__DATA LISTING__.
►
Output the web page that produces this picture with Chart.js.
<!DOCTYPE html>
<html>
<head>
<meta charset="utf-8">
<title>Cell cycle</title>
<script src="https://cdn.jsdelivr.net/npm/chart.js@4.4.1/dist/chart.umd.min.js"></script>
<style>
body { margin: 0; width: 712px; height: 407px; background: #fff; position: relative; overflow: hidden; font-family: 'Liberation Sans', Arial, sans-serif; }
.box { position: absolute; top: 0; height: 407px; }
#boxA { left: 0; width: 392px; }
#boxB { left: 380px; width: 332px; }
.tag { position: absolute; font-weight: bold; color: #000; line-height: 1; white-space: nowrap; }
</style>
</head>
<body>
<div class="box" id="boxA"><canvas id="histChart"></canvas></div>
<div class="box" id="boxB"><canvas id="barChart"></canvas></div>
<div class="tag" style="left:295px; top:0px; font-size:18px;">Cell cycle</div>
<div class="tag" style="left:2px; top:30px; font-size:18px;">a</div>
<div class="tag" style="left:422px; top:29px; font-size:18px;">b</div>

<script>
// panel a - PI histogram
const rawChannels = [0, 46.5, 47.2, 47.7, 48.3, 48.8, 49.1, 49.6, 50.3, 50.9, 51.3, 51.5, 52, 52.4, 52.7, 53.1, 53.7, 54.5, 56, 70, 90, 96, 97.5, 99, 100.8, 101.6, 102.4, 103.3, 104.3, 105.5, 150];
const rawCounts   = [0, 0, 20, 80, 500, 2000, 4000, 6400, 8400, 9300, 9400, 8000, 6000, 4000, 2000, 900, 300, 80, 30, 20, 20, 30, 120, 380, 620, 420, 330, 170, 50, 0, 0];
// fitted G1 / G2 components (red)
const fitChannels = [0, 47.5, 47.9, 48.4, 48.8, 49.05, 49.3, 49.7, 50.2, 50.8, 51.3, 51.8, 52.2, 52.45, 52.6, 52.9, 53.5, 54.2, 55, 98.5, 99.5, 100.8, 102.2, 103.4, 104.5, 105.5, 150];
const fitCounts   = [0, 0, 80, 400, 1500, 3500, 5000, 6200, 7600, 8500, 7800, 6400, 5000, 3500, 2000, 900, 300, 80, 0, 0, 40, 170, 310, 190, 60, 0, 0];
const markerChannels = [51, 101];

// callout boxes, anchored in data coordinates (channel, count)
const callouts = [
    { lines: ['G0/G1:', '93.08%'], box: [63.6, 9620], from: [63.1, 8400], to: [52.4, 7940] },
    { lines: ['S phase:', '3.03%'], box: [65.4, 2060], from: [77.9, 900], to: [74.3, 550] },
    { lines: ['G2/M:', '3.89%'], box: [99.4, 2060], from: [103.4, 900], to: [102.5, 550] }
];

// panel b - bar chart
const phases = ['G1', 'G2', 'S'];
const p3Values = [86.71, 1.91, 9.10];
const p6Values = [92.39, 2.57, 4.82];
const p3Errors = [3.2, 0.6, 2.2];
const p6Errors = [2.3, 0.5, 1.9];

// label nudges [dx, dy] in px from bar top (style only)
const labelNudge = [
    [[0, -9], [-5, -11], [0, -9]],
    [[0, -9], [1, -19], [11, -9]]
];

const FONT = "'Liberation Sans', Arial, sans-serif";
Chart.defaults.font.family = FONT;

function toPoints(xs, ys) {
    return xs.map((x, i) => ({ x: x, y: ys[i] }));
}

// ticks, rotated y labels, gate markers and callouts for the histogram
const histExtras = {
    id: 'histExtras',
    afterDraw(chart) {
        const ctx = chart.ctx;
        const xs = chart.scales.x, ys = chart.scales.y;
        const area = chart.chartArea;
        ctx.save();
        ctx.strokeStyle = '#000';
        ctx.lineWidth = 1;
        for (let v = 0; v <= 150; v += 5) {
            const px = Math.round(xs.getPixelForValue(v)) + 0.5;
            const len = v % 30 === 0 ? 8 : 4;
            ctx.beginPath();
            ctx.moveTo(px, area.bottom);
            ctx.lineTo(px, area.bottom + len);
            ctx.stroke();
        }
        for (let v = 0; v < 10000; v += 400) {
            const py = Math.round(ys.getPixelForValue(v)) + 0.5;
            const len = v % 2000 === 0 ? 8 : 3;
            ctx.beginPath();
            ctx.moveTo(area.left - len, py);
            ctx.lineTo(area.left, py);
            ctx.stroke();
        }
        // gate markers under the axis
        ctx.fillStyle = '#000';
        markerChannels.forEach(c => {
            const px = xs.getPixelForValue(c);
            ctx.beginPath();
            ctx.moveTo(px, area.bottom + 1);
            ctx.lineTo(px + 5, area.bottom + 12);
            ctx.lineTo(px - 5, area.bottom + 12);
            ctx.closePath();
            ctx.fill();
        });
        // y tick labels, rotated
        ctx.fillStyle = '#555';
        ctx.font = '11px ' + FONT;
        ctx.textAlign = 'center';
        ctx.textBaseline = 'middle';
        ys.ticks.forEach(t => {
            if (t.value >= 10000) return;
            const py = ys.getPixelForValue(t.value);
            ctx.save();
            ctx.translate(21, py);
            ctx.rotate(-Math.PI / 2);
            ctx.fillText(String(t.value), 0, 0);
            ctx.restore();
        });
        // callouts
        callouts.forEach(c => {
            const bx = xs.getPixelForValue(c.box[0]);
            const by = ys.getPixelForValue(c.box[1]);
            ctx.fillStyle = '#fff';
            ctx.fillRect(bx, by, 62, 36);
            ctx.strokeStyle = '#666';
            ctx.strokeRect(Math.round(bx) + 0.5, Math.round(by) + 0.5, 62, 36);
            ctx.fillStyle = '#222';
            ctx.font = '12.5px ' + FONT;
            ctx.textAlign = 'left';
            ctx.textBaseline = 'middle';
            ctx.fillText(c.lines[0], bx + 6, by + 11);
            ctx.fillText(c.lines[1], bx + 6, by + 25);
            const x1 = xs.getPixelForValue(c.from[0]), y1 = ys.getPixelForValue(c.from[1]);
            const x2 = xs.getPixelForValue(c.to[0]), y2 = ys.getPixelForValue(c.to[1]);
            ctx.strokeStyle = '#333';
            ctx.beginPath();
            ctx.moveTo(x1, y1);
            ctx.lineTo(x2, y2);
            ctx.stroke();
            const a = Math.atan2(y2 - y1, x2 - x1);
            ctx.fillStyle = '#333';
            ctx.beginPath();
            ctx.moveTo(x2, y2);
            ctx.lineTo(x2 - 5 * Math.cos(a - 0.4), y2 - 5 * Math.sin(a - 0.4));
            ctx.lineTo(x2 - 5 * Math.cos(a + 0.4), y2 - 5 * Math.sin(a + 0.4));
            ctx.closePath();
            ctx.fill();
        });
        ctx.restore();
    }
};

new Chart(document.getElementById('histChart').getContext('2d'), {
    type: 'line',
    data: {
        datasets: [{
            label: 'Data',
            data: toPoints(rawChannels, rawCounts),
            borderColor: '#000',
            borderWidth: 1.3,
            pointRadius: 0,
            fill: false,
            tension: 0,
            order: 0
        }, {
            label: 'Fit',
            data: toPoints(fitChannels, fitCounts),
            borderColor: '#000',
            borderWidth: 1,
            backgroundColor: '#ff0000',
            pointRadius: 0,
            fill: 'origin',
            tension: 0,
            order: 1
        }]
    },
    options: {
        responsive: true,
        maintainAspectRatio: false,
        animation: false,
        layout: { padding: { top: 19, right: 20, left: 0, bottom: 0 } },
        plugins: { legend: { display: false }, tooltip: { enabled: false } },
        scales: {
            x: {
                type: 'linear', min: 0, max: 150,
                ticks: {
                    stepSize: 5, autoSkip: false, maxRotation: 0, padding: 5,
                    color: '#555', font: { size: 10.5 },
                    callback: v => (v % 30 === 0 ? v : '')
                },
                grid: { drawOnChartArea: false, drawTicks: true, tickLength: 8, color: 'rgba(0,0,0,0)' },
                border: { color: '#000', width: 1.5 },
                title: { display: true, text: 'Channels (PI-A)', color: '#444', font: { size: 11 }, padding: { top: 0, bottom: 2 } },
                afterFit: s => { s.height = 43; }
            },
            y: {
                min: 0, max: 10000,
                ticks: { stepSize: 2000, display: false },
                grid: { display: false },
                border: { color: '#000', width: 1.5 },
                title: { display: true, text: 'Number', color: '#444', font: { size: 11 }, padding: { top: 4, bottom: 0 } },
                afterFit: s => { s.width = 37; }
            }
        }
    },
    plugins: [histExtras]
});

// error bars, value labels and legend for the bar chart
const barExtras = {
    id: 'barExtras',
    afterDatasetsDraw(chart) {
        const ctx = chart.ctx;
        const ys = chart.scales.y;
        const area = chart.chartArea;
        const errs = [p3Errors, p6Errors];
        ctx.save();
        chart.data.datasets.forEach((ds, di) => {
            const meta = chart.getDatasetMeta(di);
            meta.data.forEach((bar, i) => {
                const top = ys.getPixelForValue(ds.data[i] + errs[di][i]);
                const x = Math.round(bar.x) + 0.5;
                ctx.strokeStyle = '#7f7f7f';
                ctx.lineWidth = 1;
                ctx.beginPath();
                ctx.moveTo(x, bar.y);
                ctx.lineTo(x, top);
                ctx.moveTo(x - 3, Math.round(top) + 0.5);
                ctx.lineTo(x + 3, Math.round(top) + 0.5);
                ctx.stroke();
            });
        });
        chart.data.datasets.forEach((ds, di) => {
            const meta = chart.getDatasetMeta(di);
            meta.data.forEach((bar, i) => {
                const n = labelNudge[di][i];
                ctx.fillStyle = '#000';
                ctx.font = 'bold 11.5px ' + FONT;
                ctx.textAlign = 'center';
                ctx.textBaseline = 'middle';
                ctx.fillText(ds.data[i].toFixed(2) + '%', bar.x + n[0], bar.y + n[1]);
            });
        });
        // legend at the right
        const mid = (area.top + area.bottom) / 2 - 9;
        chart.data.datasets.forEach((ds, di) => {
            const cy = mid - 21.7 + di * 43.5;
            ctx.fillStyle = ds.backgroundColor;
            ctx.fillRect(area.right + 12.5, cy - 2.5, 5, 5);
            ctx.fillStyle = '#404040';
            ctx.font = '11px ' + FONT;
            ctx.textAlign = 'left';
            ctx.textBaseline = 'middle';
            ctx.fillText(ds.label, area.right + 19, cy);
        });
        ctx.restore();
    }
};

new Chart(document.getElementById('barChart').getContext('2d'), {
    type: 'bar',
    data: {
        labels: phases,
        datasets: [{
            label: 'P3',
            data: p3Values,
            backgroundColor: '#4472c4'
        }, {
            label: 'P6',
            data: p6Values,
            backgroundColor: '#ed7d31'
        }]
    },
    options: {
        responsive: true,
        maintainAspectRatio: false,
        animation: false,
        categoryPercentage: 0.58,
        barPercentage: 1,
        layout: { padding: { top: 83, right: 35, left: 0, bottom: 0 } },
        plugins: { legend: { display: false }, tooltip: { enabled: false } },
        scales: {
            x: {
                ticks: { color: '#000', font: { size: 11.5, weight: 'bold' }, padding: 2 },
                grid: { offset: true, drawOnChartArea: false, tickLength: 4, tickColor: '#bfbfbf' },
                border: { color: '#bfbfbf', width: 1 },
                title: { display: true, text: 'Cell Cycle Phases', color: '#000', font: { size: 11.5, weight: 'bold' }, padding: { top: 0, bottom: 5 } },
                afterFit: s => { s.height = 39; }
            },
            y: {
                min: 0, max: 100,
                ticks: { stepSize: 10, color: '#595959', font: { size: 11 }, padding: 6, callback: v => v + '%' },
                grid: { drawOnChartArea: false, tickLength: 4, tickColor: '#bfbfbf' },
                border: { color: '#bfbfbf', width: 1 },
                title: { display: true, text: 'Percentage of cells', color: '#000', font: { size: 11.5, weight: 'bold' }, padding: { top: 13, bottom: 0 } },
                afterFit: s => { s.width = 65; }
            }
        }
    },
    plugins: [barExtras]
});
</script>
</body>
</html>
◄
►
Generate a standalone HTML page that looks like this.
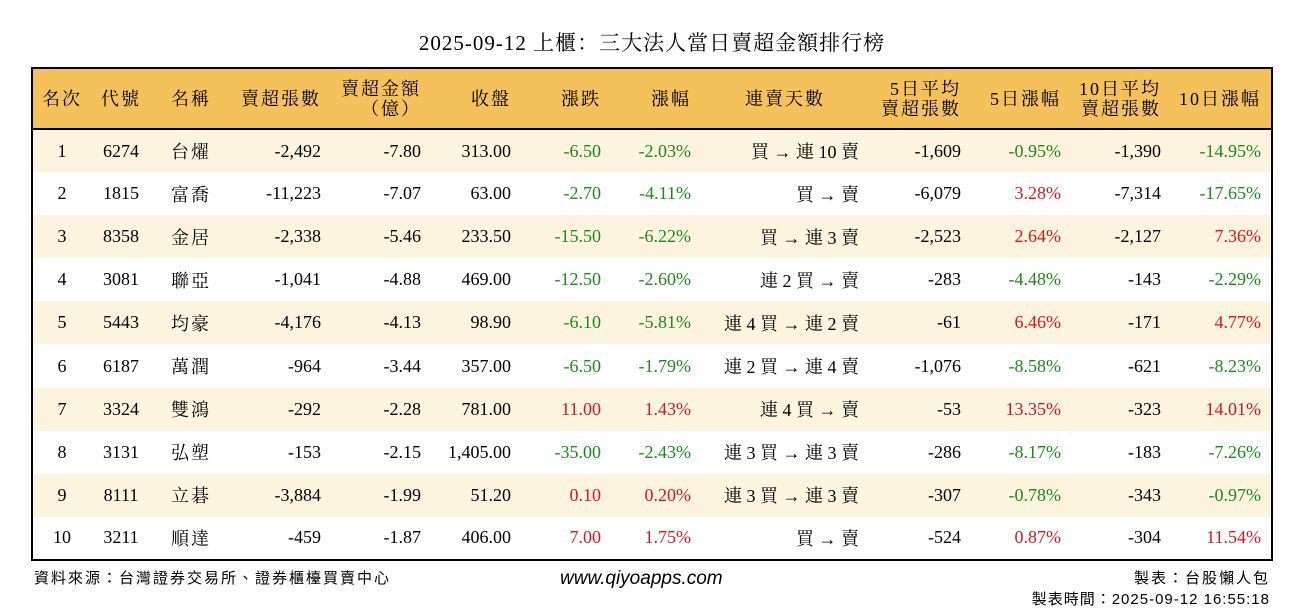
◄
►
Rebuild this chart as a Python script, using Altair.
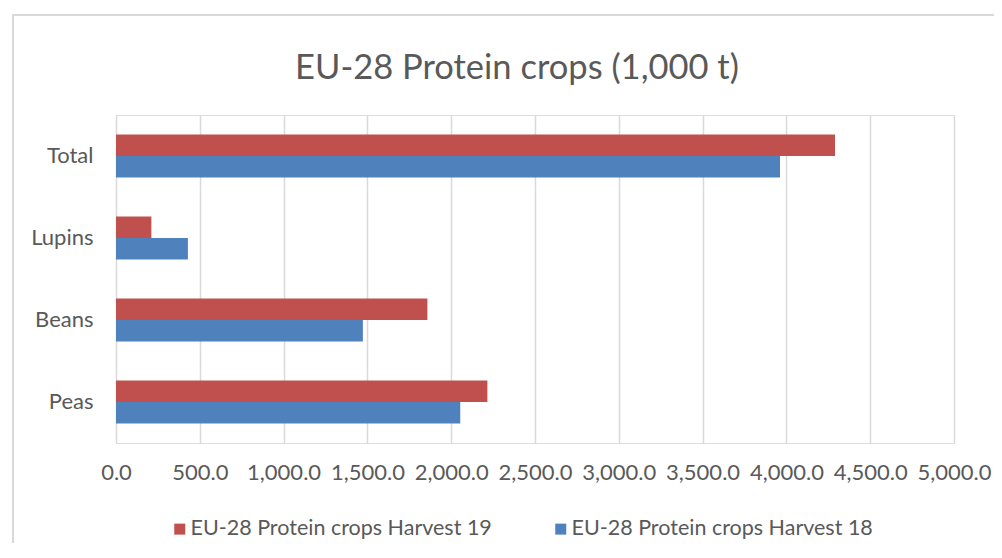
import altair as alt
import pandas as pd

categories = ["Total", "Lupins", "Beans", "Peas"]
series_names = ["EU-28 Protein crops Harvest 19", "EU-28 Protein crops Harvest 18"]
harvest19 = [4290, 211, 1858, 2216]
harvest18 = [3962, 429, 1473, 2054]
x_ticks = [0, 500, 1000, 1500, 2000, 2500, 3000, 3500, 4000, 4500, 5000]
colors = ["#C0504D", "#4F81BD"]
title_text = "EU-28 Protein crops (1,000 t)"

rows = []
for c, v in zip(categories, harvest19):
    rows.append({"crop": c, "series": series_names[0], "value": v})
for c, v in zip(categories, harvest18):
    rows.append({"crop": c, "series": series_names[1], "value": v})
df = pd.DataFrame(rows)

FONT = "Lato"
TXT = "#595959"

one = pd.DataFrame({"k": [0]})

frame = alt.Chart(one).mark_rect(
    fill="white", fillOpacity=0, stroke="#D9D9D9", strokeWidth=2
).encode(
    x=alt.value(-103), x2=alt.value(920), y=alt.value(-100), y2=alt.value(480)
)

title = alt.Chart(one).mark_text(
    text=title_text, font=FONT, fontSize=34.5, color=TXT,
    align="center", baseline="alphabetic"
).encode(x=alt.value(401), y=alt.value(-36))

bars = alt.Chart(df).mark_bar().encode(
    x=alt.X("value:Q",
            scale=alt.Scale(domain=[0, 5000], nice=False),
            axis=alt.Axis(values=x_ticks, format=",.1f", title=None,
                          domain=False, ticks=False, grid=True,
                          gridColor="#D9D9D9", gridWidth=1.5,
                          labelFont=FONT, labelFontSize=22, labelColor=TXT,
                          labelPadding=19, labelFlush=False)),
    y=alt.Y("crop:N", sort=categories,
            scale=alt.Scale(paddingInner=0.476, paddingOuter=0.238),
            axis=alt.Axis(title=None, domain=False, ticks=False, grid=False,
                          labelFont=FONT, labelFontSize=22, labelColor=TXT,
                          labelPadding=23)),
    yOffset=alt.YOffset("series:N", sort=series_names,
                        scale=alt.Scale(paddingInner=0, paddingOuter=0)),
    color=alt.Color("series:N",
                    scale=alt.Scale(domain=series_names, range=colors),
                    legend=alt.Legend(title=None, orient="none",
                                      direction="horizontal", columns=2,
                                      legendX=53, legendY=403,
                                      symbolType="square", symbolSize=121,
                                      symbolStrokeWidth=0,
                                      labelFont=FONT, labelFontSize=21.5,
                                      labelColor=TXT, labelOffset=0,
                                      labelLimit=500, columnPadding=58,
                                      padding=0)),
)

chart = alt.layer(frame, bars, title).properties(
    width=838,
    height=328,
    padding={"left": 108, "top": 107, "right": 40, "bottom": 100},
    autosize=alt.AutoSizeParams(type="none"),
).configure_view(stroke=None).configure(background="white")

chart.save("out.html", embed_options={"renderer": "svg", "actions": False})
◄
__PROBLEM DESCRIPTION__.
In the listing above, find the line containing "Rebuild this chart" and the line containing "import pandas as pd", then output those two lines and everything between them exactly as written, without the images.

__PROBLEM SOLUTION__.
Rebuild this chart as a Python script, using Altair.
import altair as alt
import pandas as pd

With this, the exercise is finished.